The Islamic Republic, whose survival nobody would have betted on, still lives on. No matter what John Bolton predicted last year – “the Islamic Republic will not last until its 40th birthday” – or what common sense suggested in the early days of the revolution, when very few people thought it would have lasted more than six months.
The failure in predicting the survival of the revolution only matches the failure in predicting its very same outbreak. Besides then-US president Jimmy Carter praising Iran as an “island of stability in one of the most troubled areas of the world” just a year before the revolution began, we have CIA reports clearly admitting the failure of intelligence to grasp what was going on in Iran at that time: “I would suggest even Ayatollah Khomeini didn’t realize how well his force was moving along”, said admiral Stansfield Turner, then-Director of the CIA, in an interview on February 4, 1979.
It is hard to overstate the importance of the Iranian revolution, the last successful revolution of the 20th century, whose significance extended far beyond Iran, with an impact on the Middle East and the broader Islamic world. The outcome of the revolution was manifold: from the spurring of opposition movements throughout the Muslim world – often imbued with radicalism – to an effort to produce Islamic alternatives to failed state institutions with the aim of creating a new civil society.
And many were its promises. The revolution’s main slogan “Independence, Freedom, Islamic Republic” perfectly summarises the major ideals in whose name it was fought, which were social and political, as well as religious. The Islamic Republic – this unique state conformation bringing together the imperative of “Islamic government” with the French Fifth Republic institutional structure – is maybe the most successful fulfillment of the revolutionary promises.
But scarcely a year after the revolution the state of affairs was in flagrant contradiction with the hopes that had been raised in its early days. The very imposition of an Islamic Republic was the result of the purging of all other revolutionary voices. The ideals of justice were hijacked by the hyper-speculative economy set up by the founders, which went from being potential embodiments of the ideal of redistributive justice to mechanisms for enriching parasitic groups. This, together with the nationalisation and expropriation efforts carried out by the state as well as the emigration of a large proportion of the middle class, led to an increase in poverty. While failing to close the gap between rich and poor, this led to the emergence of new elites. A sullen atmosphere descended upon the effervescence of the early days of the revolution, with the nihilist reinterpretation of the ideology of martyrdom taking young Iranians’ lives on the Iraq-Iran war front. The secularization of religion went hand in hand with an increasingly tense social situation and an economy that was in regression, in the context of a revolution that had gone adrift, together with the hopes it had embodied.

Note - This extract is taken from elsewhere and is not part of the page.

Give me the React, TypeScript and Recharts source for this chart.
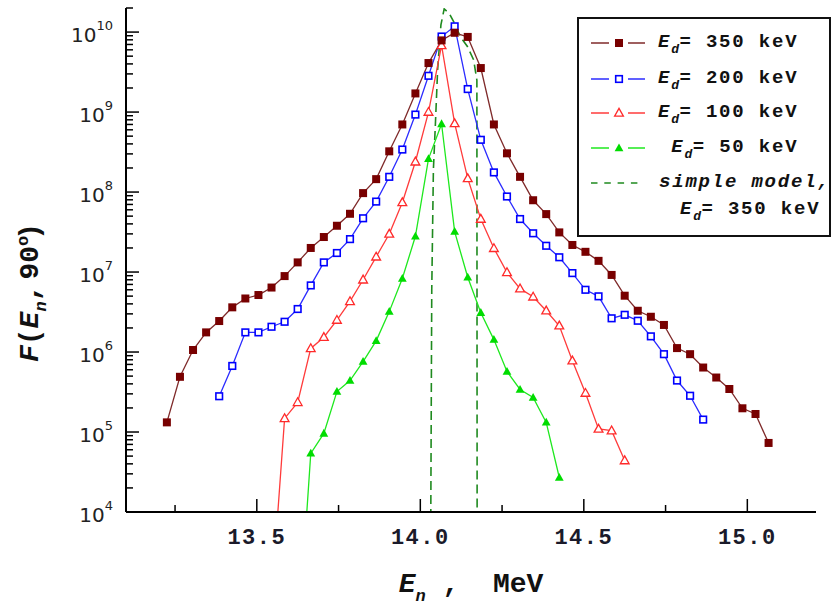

And yet, while the revolution had gone off course, the Islamic Republic survived. It survived by adjusting to the new reality and by putting the nezam, the “system”, first. Contrary to outsiders’ perceptions of the Republic as a monolith, it survived by opening – and closing – its gates to the different voices of Iran’s vast political panorama. It survived by adapting the “neither East nor West” revolutionary slogan to the need of opening up to both East and West in order to endure. While the emphasis on “independence” has never gone lost, Iran has been able to compromise when the survival of the Republic was at stake.
Forty years later, mixed conclusions can be drawn from the revolution. The signals of crisis are manifold. Not only the economic crisis openly acknowledged by the government but, once again, the legitimacy crisis which has much to do with the slow but inevitable passing away of the old generation of revolutionaries, while the majority of the Iranian population – which is composed of under-40s – has not lived the experience of the revolution. Yet Iranian society is alive. Despite duplicitous US appeals to the Iranian population, aimed at showing a fake and dangerous sense of empathy, what is sure is that Iranians do not seem to crave another revolution, either domestically born or instigated from outside.
The desire for change is ultimately a desire for a better life. The joy of the July 2015 celebrations for the nuclear deal appear in stark contrast with today’s sense of hopelessness and disillusion among vast sectors of society, who see “the doors to the outside world closing again”. What Iran has tried to show the world in these 40 years is that it is a normal country, made up of people and common aspirations. Too often the outside world has mistaken the people for the system, failing to understand that a country is both its people and its leaders.
And while there is a serious debate inside the country over “whether the Islamic Republic can survive in its present form”, it’s probably time for the outside world to acknowledge that, while the revolution is long gone, what was once looked at as a fragile experiment has evolved into a robust reality. Let’s move on from there.